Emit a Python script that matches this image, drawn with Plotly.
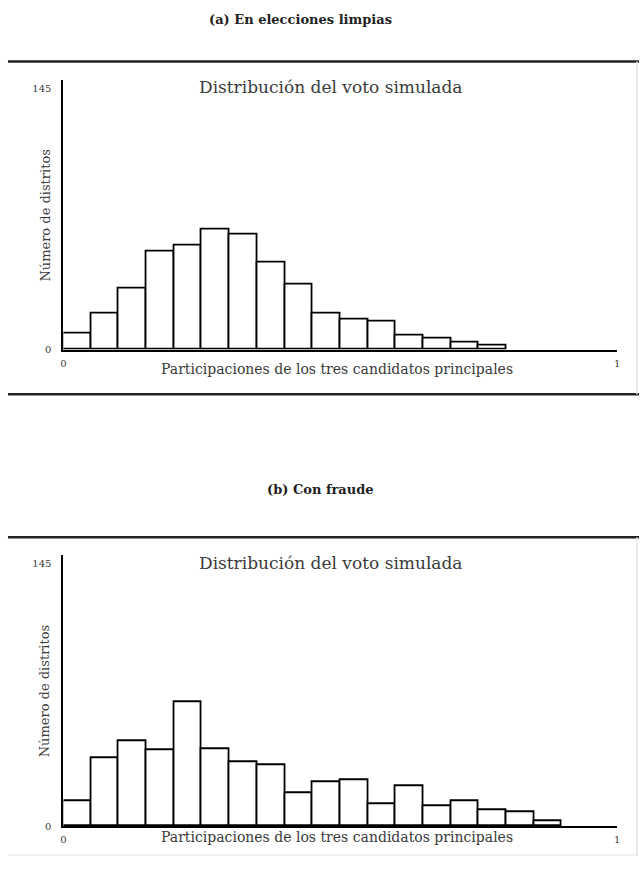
import plotly.graph_objects as go

# ---- data ----
bin_left_a = [0.00, 0.05, 0.10, 0.15, 0.20, 0.25, 0.30, 0.35, 0.40, 0.45, 0.50, 0.55, 0.60, 0.65, 0.70, 0.75]
counts_a = [9.2, 19.8, 34.2, 54.7, 57.7, 66.7, 64.0, 48.5, 36.0, 19.8, 16.5, 15.8, 7.9, 6.4, 4.2, 2.4]

bin_left_b = [0.00, 0.05, 0.10, 0.15, 0.20, 0.25, 0.30, 0.35, 0.40, 0.45, 0.50, 0.55, 0.60, 0.65, 0.70, 0.75, 0.80, 0.85]
counts_b = [14.0, 37.5, 46.9, 41.7, 68.2, 42.6, 35.5, 33.6, 18.2, 24.1, 25.4, 12.0, 22.2, 10.9, 14.0, 8.8, 7.9, 2.9]
bin_width = 0.05

panel_titles = ["(a) En elecciones limpias", "(b) Con fraude"]
subtitle = "Distribución del voto simulada"
x_title = "Participaciones de los tres candidatos principales"
y_title = "Número de distritos"
y_tick_vals = [0, 145]
y_tick_text = ["0", "145"]
x_tick_vals = [0, 1]
x_tick_text = ["0", "1"]

W, H = 642, 873
FONT = "DejaVu Serif"
TXT = "#3a3a3a"

def py(p):
    return 1 - p / H

def px(p):
    return p / W

fig = go.Figure()

for left, cnt, ax in [(bin_left_a, counts_a, ""), (bin_left_b, counts_b, "2")]:
    fig.add_trace(go.Bar(
        x=left, y=cnt, width=[bin_width] * len(left), offset=0,
        marker=dict(color="white", line=dict(color="black", width=1.8)),
        xaxis="x" + ax, yaxis="y" + ax, showlegend=False, hoverinfo="skip",
    ))

xdom = [px(61), px(620)]
panels = [
    dict(top=81, base=352, rule_top=62, rule_bot=397, title_y=20, title_x=300, sub_y=88, xt_y=372),
    dict(top=559, base=832, rule_top=541, rule_bot=None, title_y=493, title_x=320, sub_y=567, xt_y=843),
]

axis_common = dict(showgrid=False, zeroline=False, ticks="", showline=True,
                   linecolor="black", linewidth=2,
                   tickfont=dict(family=FONT, size=10, color=TXT))

layout = dict(
    width=W, height=H, margin=dict(l=0, r=0, t=0, b=0),
    paper_bgcolor="white", plot_bgcolor="white", bargap=0,
    font=dict(family=FONT, color=TXT),
)
for i, p in enumerate(panels):
    sfx = "" if i == 0 else "2"
    layout["xaxis" + sfx] = dict(axis_common, domain=xdom, range=[0, 1],
                                 tickvals=x_tick_vals, ticktext=x_tick_text,
                                 ticklabelstandoff=3, anchor="y" + sfx)
    layout["yaxis" + sfx] = dict(axis_common, domain=[py(p["base"]), py(p["top"])],
                                 range=[0, 149.4], tickvals=y_tick_vals,
                                 ticktext=y_tick_text, ticklabelstandoff=8,
                                 anchor="x" + sfx)
fig.update_layout(**layout)

shapes = []
annotations = []
def ann(text, x, y, size, color=TXT, angle=0):
    return dict(text=text, x=px(x), y=py(y), xref="paper", yref="paper",
                xanchor="center", yanchor="middle", showarrow=False, textangle=angle,
                font=dict(family=FONT, size=size, color=color))

def hline(y, color, width):
    return dict(type="line", xref="paper", yref="paper", x0=px(5), x1=1,
                y0=py(y), y1=py(y), line=dict(color=color, width=width))

for i, p in enumerate(panels):
    annotations.append(ann("<b>" + panel_titles[i] + "</b>", p["title_x"], p["title_y"], 13, "#222"))
    annotations.append(ann(subtitle, 331, p["sub_y"], 17))
    annotations.append(ann(x_title, 337, p["xt_y"], 14))
    annotations.append(ann(y_title, 42, (p["top"] + p["base"]) / 2, 13, angle=-90))
    shapes.append(hline(p["rule_top"], "#222", 2.5))
    if p["rule_bot"]:
        shapes.append(hline(p["rule_bot"], "#222", 2.5))

# faint frame remnants of the scanned page
shapes.append(hline(861, "#ececec", 1.5))
for y0, y1 in [(62, 397), (541, 861)]:
    shapes.append(dict(type="line", xref="paper", yref="paper", x0=px(640), x1=px(640),
                       y0=py(y0), y1=py(y1), line=dict(color="#e4e4e4", width=1.5)))

fig.update_layout(shapes=shapes, annotations=annotations)
fig.write_html("out.html", config={"displayModeBar": False},
               post_script="document.body.style.margin='0';document.body.style.overflow='hidden';")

════

Please repeat exactly the data above from its first line to the line that contains "tickfont=dict(family=FONT, size=10, color=TXT))", inclusive, and leave every picture out.

Emit a Python script that matches this image, drawn with Plotly.
import plotly.graph_objects as go

# ---- data ----
bin_left_a = [0.00, 0.05, 0.10, 0.15, 0.20, 0.25, 0.30, 0.35, 0.40, 0.45, 0.50, 0.55, 0.60, 0.65, 0.70, 0.75]
counts_a = [9.2, 19.8, 34.2, 54.7, 57.7, 66.7, 64.0, 48.5, 36.0, 19.8, 16.5, 15.8, 7.9, 6.4, 4.2, 2.4]

bin_left_b = [0.00, 0.05, 0.10, 0.15, 0.20, 0.25, 0.30, 0.35, 0.40, 0.45, 0.50, 0.55, 0.60, 0.65, 0.70, 0.75, 0.80, 0.85]
counts_b = [14.0, 37.5, 46.9, 41.7, 68.2, 42.6, 35.5, 33.6, 18.2, 24.1, 25.4, 12.0, 22.2, 10.9, 14.0, 8.8, 7.9, 2.9]
bin_width = 0.05

panel_titles = ["(a) En elecciones limpias", "(b) Con fraude"]
subtitle = "Distribución del voto simulada"
x_title = "Participaciones de los tres candidatos principales"
y_title = "Número de distritos"
y_tick_vals = [0, 145]
y_tick_text = ["0", "145"]
x_tick_vals = [0, 1]
x_tick_text = ["0", "1"]

W, H = 642, 873
FONT = "DejaVu Serif"
TXT = "#3a3a3a"

def py(p):
    return 1 - p / H

def px(p):
    return p / W

fig = go.Figure()

for left, cnt, ax in [(bin_left_a, counts_a, ""), (bin_left_b, counts_b, "2")]:
    fig.add_trace(go.Bar(
        x=left, y=cnt, width=[bin_width] * len(left), offset=0,
        marker=dict(color="white", line=dict(color="black", width=1.8)),
        xaxis="x" + ax, yaxis="y" + ax, showlegend=False, hoverinfo="skip",
    ))

xdom = [px(61), px(620)]
panels = [
    dict(top=81, base=352, rule_top=62, rule_bot=397, title_y=20, title_x=300, sub_y=88, xt_y=372),
    dict(top=559, base=832, rule_top=541, rule_bot=None, title_y=493, title_x=320, sub_y=567, xt_y=843),
]

axis_common = dict(showgrid=False, zeroline=False, ticks="", showline=True,
                   linecolor="black", linewidth=2,
                   tickfont=dict(family=FONT, size=10, color=TXT))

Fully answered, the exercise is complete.